## AIM OF THE TASK
Output each line exactly as it appears, skipping any embedded picture.

* Begin RECORDED INFORMATION *

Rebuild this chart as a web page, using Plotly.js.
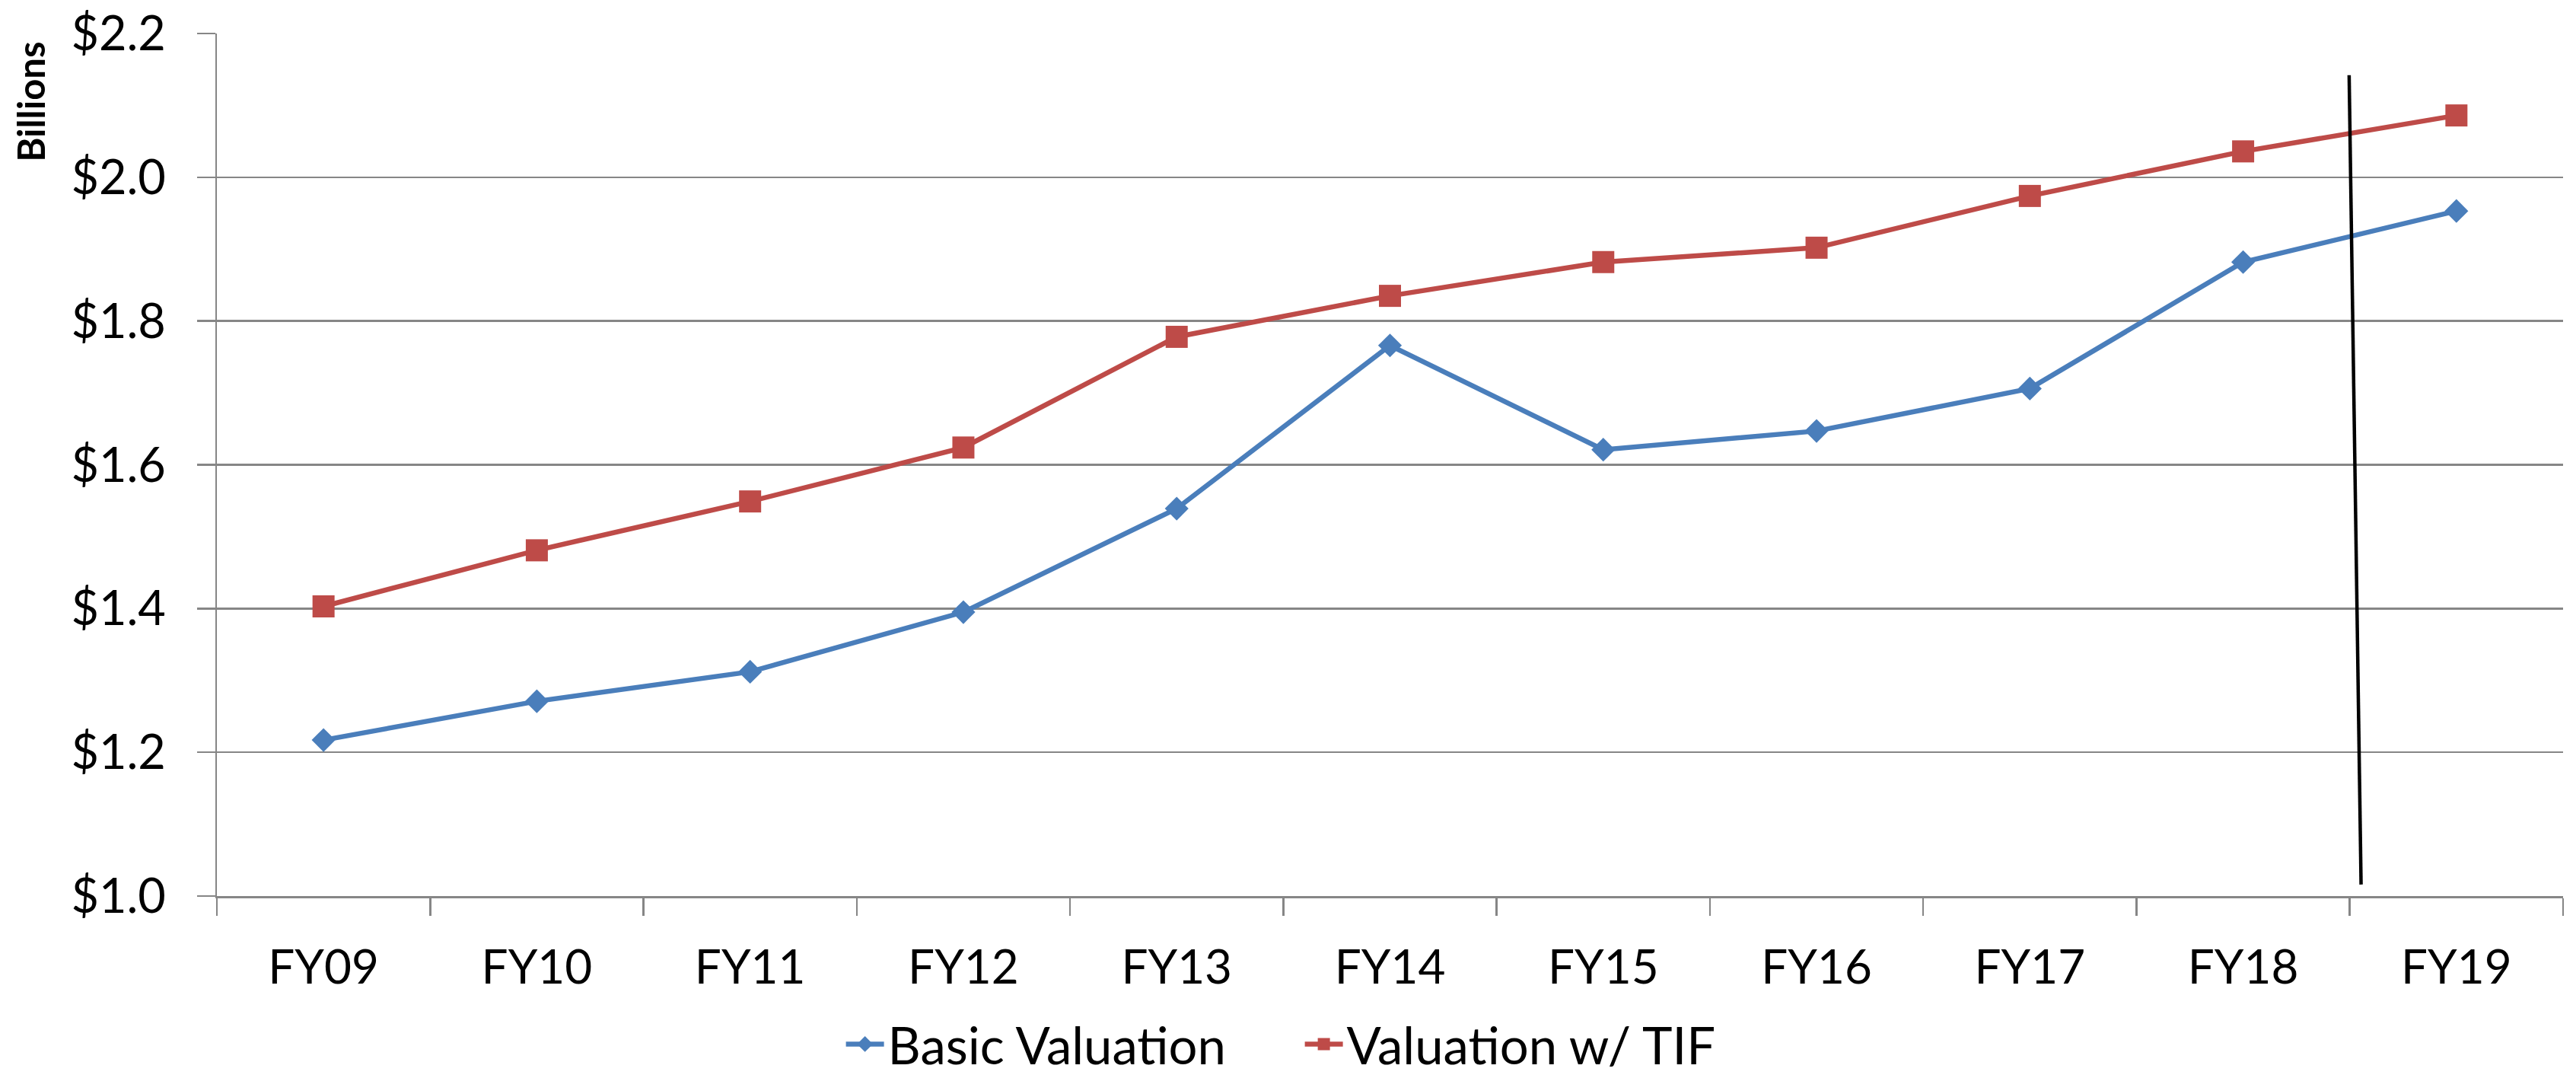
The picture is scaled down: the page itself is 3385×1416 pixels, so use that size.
<!DOCTYPE html>
<html>
<head>
<meta charset="utf-8">
<script src="https://cdn.plot.ly/plotly-3.0.1.min.js"></script>
<style>html,body{margin:0;padding:0;background:#fff;}#chart{width:3385px;height:1416px;}</style>
</head>
<body>
<div id="chart"></div>
<script>
const categories = ["FY09","FY10","FY11","FY12","FY13","FY14","FY15","FY16","FY17","FY18","FY19"];
const basicValuation = [1.217, 1.271, 1.312, 1.395, 1.539, 1.766, 1.621, 1.647, 1.706, 1.882, 1.953];
const valuationTIF = [1.403, 1.481, 1.549, 1.624, 1.778, 1.835, 1.882, 1.902, 1.974, 2.036, 2.086];
const seriesNames = ["Basic Valuation", "Valuation w/ TIF"];
const yTicks = [1.0, 1.2, 1.4, 1.6, 1.8, 2.0, 2.2];
const yTickLabels = ["$1.0", "$1.2", "$1.4", "$1.6", "$1.8", "$2.0", "$2.2"];

const FONT = "Lato, 'Open Sans', sans-serif";
const traces = [
  {
    x: categories, y: basicValuation, name: seriesNames[0], type: "scatter", mode: "lines+markers",
    line: {color: "#4A7EBB", width: 6.5},
    marker: {symbol: "diamond", size: 24, color: "#4A7EBB"}
  },
  {
    x: categories, y: valuationTIF, name: seriesNames[1], type: "scatter", mode: "lines+markers",
    line: {color: "#BE4B48", width: 6.5},
    marker: {symbol: "square", size: 29, color: "#BE4B48"}
  }
];

const layout = {
  width: 3385, height: 1416,
  margin: {l: 285, r: 17, t: 44, b: 239, pad: 0, autoexpand: false},
  paper_bgcolor: "#ffffff", plot_bgcolor: "#ffffff",
  font: {family: FONT, size: 60, color: "#000"},
  showlegend: true,
  legend: {orientation: "h", x: 0.2665, xanchor: "left", y: -0.172, yanchor: "middle",
           font: {family: FONT, size: 67, color: "#000"}, itemwidth: 50,
           entrywidth: 538, entrywidthmode: "pixels"},
  xaxis: {
    type: "category", range: [-0.5, 10.5], tickson: "boundaries", automargin: false,
    showline: true, linecolor: "#868686", linewidth: 2.5,
    ticks: "outside", ticklen: 23, tickwidth: 2.5, tickcolor: "#868686",
    showgrid: false, zeroline: false,
    tickfont: {family: FONT, size: 62, color: "#000"}, ticklabelstandoff: 38
  },
  yaxis: {
    range: [1.0, 2.2], tickmode: "array", tickvals: yTicks, ticktext: yTickLabels, automargin: false,
    showline: true, linecolor: "#868686", linewidth: 2.5,
    ticks: "outside", ticklen: 24, tickwidth: 2.5, tickcolor: "#868686",
    showgrid: true, gridcolor: "#868686", gridwidth: 2.5, zeroline: false,
    tickfont: {family: FONT, size: 63, color: "#000"}, ticklabelstandoff: 28
  },
  shapes: [
    {type: "line", xref: "x", yref: "y", x0: 9.497, y0: 2.142, x1: 9.553, y1: 1.016,
     line: {color: "#000", width: 4.5}}
  ],
  annotations: [
    {text: "<b>Billions</b>", xref: "paper", yref: "paper", x: -0.0795, y: 0.9206,
     xanchor: "center", yanchor: "middle", textangle: -90, showarrow: false,
     font: {family: FONT, size: 49, color: "#000"}}
  ]
};

Plotly.newPlot("chart", traces, layout, {displayModeBar: false, staticPlot: true});
</script>
</body>
</html>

* End RECORDED INFORMATION *

## THE OUTPUT
Rebuild this chart as a web page, using Plotly.js.
The picture is scaled down: the page itself is 3385×1416 pixels, so use that size.
<!DOCTYPE html>
<html>
<head>
<meta charset="utf-8">
<script src="https://cdn.plot.ly/plotly-3.0.1.min.js"></script>
<style>html,body{margin:0;padding:0;background:#fff;}#chart{width:3385px;height:1416px;}</style>
</head>
<body>
<div id="chart"></div>
<script>
const categories = ["FY09","FY10","FY11","FY12","FY13","FY14","FY15","FY16","FY17","FY18","FY19"];
const basicValuation = [1.217, 1.271, 1.312, 1.395, 1.539, 1.766, 1.621, 1.647, 1.706, 1.882, 1.953];
const valuationTIF = [1.403, 1.481, 1.549, 1.624, 1.778, 1.835, 1.882, 1.902, 1.974, 2.036, 2.086];
const seriesNames = ["Basic Valuation", "Valuation w/ TIF"];
const yTicks = [1.0, 1.2, 1.4, 1.6, 1.8, 2.0, 2.2];
const yTickLabels = ["$1.0", "$1.2", "$1.4", "$1.6", "$1.8", "$2.0", "$2.2"];

const FONT = "Lato, 'Open Sans', sans-serif";
const traces = [
  {
    x: categories, y: basicValuation, name: seriesNames[0], type: "scatter", mode: "lines+markers",
    line: {color: "#4A7EBB", width: 6.5},
    marker: {symbol: "diamond", size: 24, color: "#4A7EBB"}
  },
  {
    x: categories, y: valuationTIF, name: seriesNames[1], type: "scatter", mode: "lines+markers",
    line: {color: "#BE4B48", width: 6.5},
    marker: {symbol: "square", size: 29, color: "#BE4B48"}
  }
];

const layout = {
  width: 3385, height: 1416,
  margin: {l: 285, r: 17, t: 44, b: 239, pad: 0, autoexpand: false},
  paper_bgcolor: "#ffffff", plot_bgcolor: "#ffffff",
  font: {family: FONT, size: 60, color: "#000"},
  showlegend: true,
  legend: {orientation: "h", x: 0.2665, xanchor: "left", y: -0.172, yanchor: "middle",
           font: {family: FONT, size: 67, color: "#000"}, itemwidth: 50,
           entrywidth: 538, entrywidthmode: "pixels"},
  xaxis: {
    type: "category", range: [-0.5, 10.5], tickson: "boundaries", automargin: false,
    showline: true, linecolor: "#868686", linewidth: 2.5,
    ticks: "outside", ticklen: 23, tickwidth: 2.5, tickcolor: "#868686",
    showgrid: false, zeroline: false,
    tickfont: {family: FONT, size: 62, color: "#000"}, ticklabelstandoff: 38
  },
  yaxis: {
    range: [1.0, 2.2], tickmode: "array", tickvals: yTicks, ticktext: yTickLabels, automargin: false,
    showline: true, linecolor: "#868686", linewidth: 2.5,
    ticks: "outside", ticklen: 24, tickwidth: 2.5, tickcolor: "#868686",
    showgrid: true, gridcolor: "#868686", gridwidth: 2.5, zeroline: false,
    tickfont: {family: FONT, size: 63, color: "#000"}, ticklabelstandoff: 28
  },
  shapes: [
    {type: "line", xref: "x", yref: "y", x0: 9.497, y0: 2.142, x1: 9.553, y1: 1.016,
     line: {color: "#000", width: 4.5}}
  ],
  annotations: [
    {text: "<b>Billions</b>", xref: "paper", yref: "paper", x: -0.0795, y: 0.9206,
     xanchor: "center", yanchor: "middle", textangle: -90, showarrow: false,
     font: {family: FONT, size: 49, color: "#000"}}
  ]
};

Plotly.newPlot("chart", traces, layout, {displayModeBar: false, staticPlot: true});
</script>
</body>
</html>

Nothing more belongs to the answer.